The football academy is intended to be run as a joint collaboration between three stakeholders. The organisation and the facility is owned and organised by the Dyrrah City Football Academy Foundation, which itself functions as a part of the Albanian Ministry of Education, Sports and Youth. Football training sessions are run by City Football Group, with coaching coming from a local team employed by CFG and led by staff transferred from Manchester City's youth academy in England. The final partner is Albanian Kategoria Superiore club FC Dinamo City, who arranged for and financed the construction of the physical building and will incur administrative costs in exchange for receiving profits from any future player sales.

In the long-term, the academy plans to create a senior team playing in the Albanian football league system which the DCFA will house also.

== Announcement and construction ==

On 26 April 2023, Albanian Prime Minister Edi Rama announced a partnership between the Albanian Ministry of Education and Sports with City Football Group, signing an agreement at Manchester City's City Football Academy in Manchester, England. Part of this agreement was that a City Football Academy training facility would be constructed in Durrës. Renders of the future academy's design were released on 31 August 2023.
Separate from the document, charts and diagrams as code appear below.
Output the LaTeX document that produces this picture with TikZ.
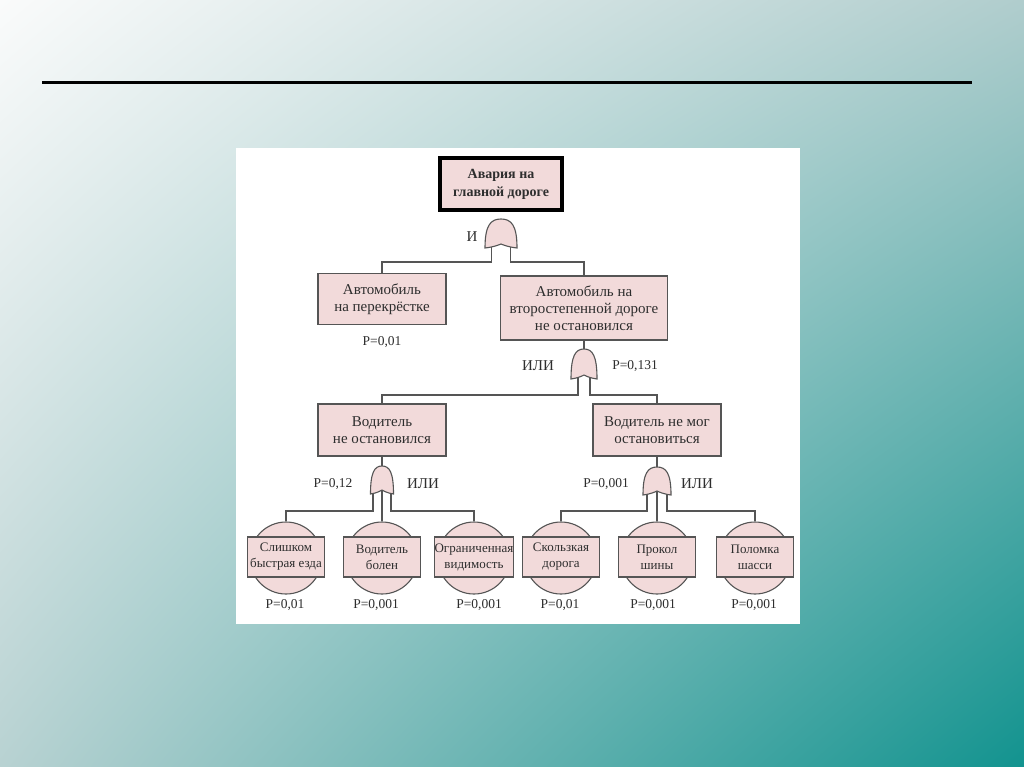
\documentclass[tikz,border=0pt]{standalone}
\usepackage{fontspec}
\setmainfont{Liberation Serif}
\usetikzlibrary{shadings}
\pgfdeclarelayer{bgl}
\pgfdeclarelayer{lines}
\pgfsetlayers{bgl,lines,main}
\definecolor{pinkf}{HTML}{F2DADA}
\definecolor{edge}{HTML}{555555}
\definecolor{txt}{HTML}{2E2E2E}
\definecolor{ctl}{HTML}{FAFBFB}
\definecolor{ctr}{HTML}{B0CDCD}
\definecolor{cbl}{HTML}{B8D2D2}
\definecolor{cbr}{HTML}{12938F}
\tikzset{
 box/.style={draw=edge, line width=1.1pt, fill=pinkf, align=center, text=txt,
   font=\fontsize{15}{17}\selectfont, inner sep=0pt},
 topbox/.style={draw=black, line width=4pt, fill=pinkf, align=center, text=txt,
   font=\bfseries\fontsize{14}{18}\selectfont, inner sep=0pt,
   minimum width=122pt, minimum height=52pt},
 evrect/.style={box, font=\fontsize{13}{16}\selectfont, minimum width=77pt, minimum height=40pt},
 evcirc/.style={circle, draw=edge, line width=1.1pt, fill=pinkf, minimum size=72pt, inner sep=0pt},
 conn/.style={draw=edge, line width=1.3pt},
 lbl/.style={text=txt, font=\fontsize{15}{15}\selectfont, inner sep=0pt},
 plbl/.style={text=txt, font=\fontsize{13.5}{14}\selectfont, inner sep=0pt},
 pics/gate/.style n args={3}{code={
   \path[draw=edge, line width=1.1pt, fill=pinkf]
     (-#1,#2) .. controls (-#1,0.22*#2) and (-0.65*#1,0) .. (0,0)
     .. controls (0.65*#1,0) and (#1,0.22*#2) .. (#1,#2)
     .. controls (0.45*#1,#2-1) and (0.15*#1,#2-3) .. (0,#2-4)
     .. controls (-0.15*#1,#2-3) and (-0.45*#1,#2-1) .. (-#1,#2) -- cycle;
   \coordinate (-top) at (0,0);
   \coordinate (-l) at (-#3,#2-3);
   \coordinate (-r) at (#3,#2-3);
   \coordinate (-m) at (0,#2-4);
 }},
}
\begin{document}
\begin{tikzpicture}[x=1pt,y=-1pt]
\begin{pgfonlayer}{bgl}
\shade[upper left=ctl, upper right=ctr, lower left=cbl, lower right=cbr] (0,0) rectangle (1024,767);
\fill[white] (236,148) rectangle (800,624);
\draw[black, line width=3pt] (42,83) -- (972,83);
\end{pgfonlayer}
\useasboundingbox (0,0) rectangle (1024,767);

\node[topbox] (top) at (501,184) {Авария на\\главной дороге};
\pic (g1) at (501,219) {gate={16}{29}{9.5}};
\node[lbl] (li) at (472,237) {И};

\node[box, minimum width=128pt, minimum height=51pt] (a) at (382,299) {Автомобиль\\на перекрёстке};
\node[box, minimum width=167pt, minimum height=64pt] (b) at (584,308) {Автомобиль на\\второстепенной дороге\\не остановился};
\node[plbl] (pa) at (382,342) {P=0,01};

\pic (g2) at (584,349) {gate={13}{30}{6}};
\node[lbl] (l2) at (538,366) {ИЛИ};
\node[plbl] (p2) at (635,366) {P=0,131};

\node[box, minimum width=128pt, minimum height=52pt] (c) at (382,430) {Водитель\\не остановился};
\node[box, minimum width=128pt, minimum height=52pt] (d) at (657,430) {Водитель не мог\\остановиться};

\pic (g3) at (382,466) {gate={11.5}{28}{9}};
\node[plbl] (p3) at (333,484) {P=0,12};
\node[lbl] (l3) at (423,484) {ИЛИ};
\pic (g4) at (657,467) {gate={14}{28}{10}};
\node[plbl] (p4) at (606,484) {P=0,001};
\node[lbl] (l4) at (697,484) {ИЛИ};

\node[evcirc] (c1) at (286,558) {};
\node[evrect] (e1) at (286,557) {Слишком\\быстрая езда};
\node[evcirc] (c2) at (382,558) {};
\node[evrect] (e2) at (382,557) {Водитель\\болен};
\node[evcirc] (c3) at (474,558) {};
\node[evrect] (e3) at (474,557) {Ограниченная\\видимость};
\node[evcirc] (c4) at (561,558) {};
\node[evrect] (e4) at (561,557) {Скользкая\\дорога};
\node[evcirc] (c5) at (657,558) {};
\node[evrect] (e5) at (657,557) {Прокол\\шины};
\node[evcirc] (c6) at (755,558) {};
\node[evrect] (e6) at (755,557) {Поломка\\шасси};

\node[plbl] (q1) at (285,605) {P=0,01};
\node[plbl] (q2) at (376,605) {P=0,001};
\node[plbl] (q3) at (479,605) {P=0,001};
\node[plbl] (q4) at (560,605) {P=0,01};
\node[plbl] (q5) at (653,605) {P=0,001};
\node[plbl] (q6) at (754,605) {P=0,001};

\begin{pgfonlayer}{lines}
\draw[conn] (g1-l) -- ++(0,17) -| (a.north);
\draw[conn] (g1-r) -- ++(0,17) -| (b.north);
\draw[conn] (b.south) -- (g2-top);
\draw[conn] (g2-l) -- ++(0,19) -| (c.north);
\draw[conn] (g2-r) -- ++(0,19) -| (d.north);
\draw[conn] (c.south) -- (g3-top);
\draw[conn] (d.south) -- (g4-top);
\draw[conn] (g3-l) -- ++(0,20) -| (c1.north);
\draw[conn] (g3-m) -- (c2.north);
\draw[conn] (g3-r) -- ++(0,20) -| (c3.north);
\draw[conn] (g4-l) -- ++(0,19) -| (c4.north);
\draw[conn] (g4-m) -- (c5.north);
\draw[conn] (g4-r) -- ++(0,19) -| (c6.north);
\end{pgfonlayer}
\end{tikzpicture}
\end{document}
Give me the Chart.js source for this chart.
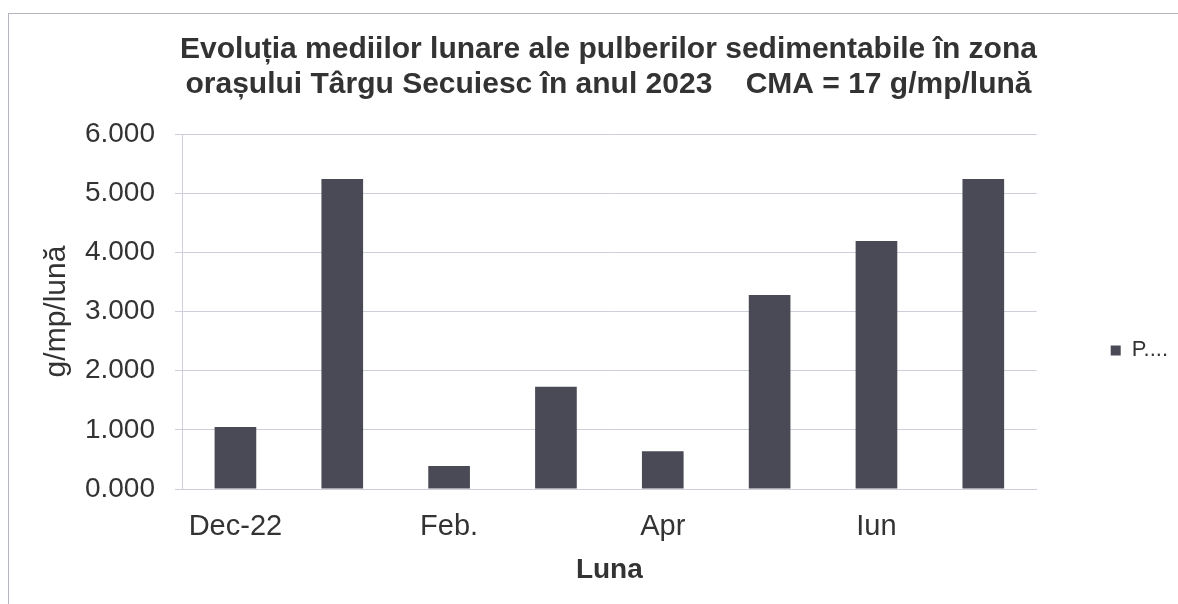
<!DOCTYPE html>
<html>
<head>
<meta charset="utf-8">
<script src="https://cdn.jsdelivr.net/npm/chart.js@4/dist/chart.umd.min.js"></script>
<style>
    html, body { margin: 0; padding: 0; background: #ffffff; }
    #wrap { position: relative; width: 1178px; height: 604px; overflow: hidden; }
    #frame { position: absolute; left: 8px; top: 13px; width: 1200px; height: 620px; border: 1px solid #b4b4bc; pointer-events: none; }
</style>
</head>
<body>
<div id="wrap">
    <canvas id="chart" width="1178" height="604"></canvas>
    <div id="frame"></div>
</div>
<script>
// Données
const luni = ['Dec-22', 'Ian', 'Feb.', 'Mar', 'Apr', 'Mai', 'Iun', 'Iul'];
const valori = [1.05, 5.24, 0.39, 1.73, 0.64, 3.28, 4.19, 5.24];
const yTicks = [0, 1, 2, 3, 4, 5, 6];
const titlu = ['Evoluția mediilor lunare ale pulberilor sedimentabile în zona',
               'orașului Târgu Secuiesc în anul 2023    CMA = 17 g/mp/lună'];

const barColor = '#4a4a56';
const gridColor = '#cfcfdc';
const textColor = '#333333';

Chart.defaults.font.family = "'Liberation Sans', Arial, sans-serif";
Chart.defaults.color = textColor;

new Chart(document.getElementById('chart'), {
    type: 'bar',
    data: {
        labels: luni,
        datasets: [{
            label: 'P....',
            data: valori,
            backgroundColor: barColor,
            borderWidth: 0,
            categoryPercentage: 1,
            barPercentage: 0.39
        }]
    },
    options: {
        responsive: false,
        animation: false,
        layout: { padding: { left: 39, right: 0, top: 0, bottom: 0 } },
        plugins: {
            title: {
                display: true,
                text: titlu,
                font: { size: 30, weight: 'bold', lineHeight: 1.167 },
                color: textColor,
                padding: { top: 32, bottom: 32 }
            },
            legend: {
                position: 'right',
                align: 'start',
                // titre vide : sert seulement à descendre l'entrée de légende
                title: { display: true, text: ' ', padding: { top: 251, bottom: 0 } },
                labels: {
                    boxWidth: 10,
                    boxHeight: 10,
                    padding: 74,
                    font: { size: 22 },
                    color: textColor
                }
            },
            tooltip: { enabled: false }
        },
        scales: {
            y: {
                min: 0,
                max: 6,
                afterBuildTicks: (scale) => { scale.ticks = yTicks.map(v => ({ value: v })); },
                afterFit: (scale) => { scale.width = 143; },
                ticks: {
                    font: { size: 28 },
                    color: textColor,
                    padding: 20,
                    callback: (v) => Number(v).toFixed(3)
                },
                grid: { color: gridColor, tickLength: 7, lineWidth: 1 },
                border: { display: true, color: gridColor },
                title: {
                    display: true,
                    text: 'g/mp/lună',
                    font: { size: 30 },
                    color: textColor,
                    padding: { top: 0, bottom: 0 }
                }
            },
            x: {
                afterFit: (scale) => { scale.height = 115; },
                grid: { display: false, tickLength: 0 },
                border: { display: true, color: gridColor },
                ticks: {
                    autoSkip: false,
                    maxRotation: 0,
                    font: { size: 29 },
                    color: textColor,
                    padding: 21,
                    callback: function (v, i) { return i % 2 === 0 ? this.getLabelForValue(v) : ''; }
                },
                title: {
                    display: true,
                    text: 'Luna',
                    font: { size: 28, weight: 'bold' },
                    color: textColor,
                    padding: { top: 0, bottom: 17 }
                }
            }
        }
    }
});
</script>
</body>
</html>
On 11 October 2023 it was announced that the Ministry of Education and Sport had been awarded two plots of land totalling 204,350m^{2} (50.5 acres) in the Spitallë area of Durrës for the purposes of constructing the academy.

Construction work had begun by April 2025, with Edi Rama suggesting an expected opening date of September 2026.

== Football operations ==

Though construction of the facility had not yet begun, the academy itself began operations in mid-2024 and by June 2025 several representative teams had travelled to take part in different competitions in Europe and Asia.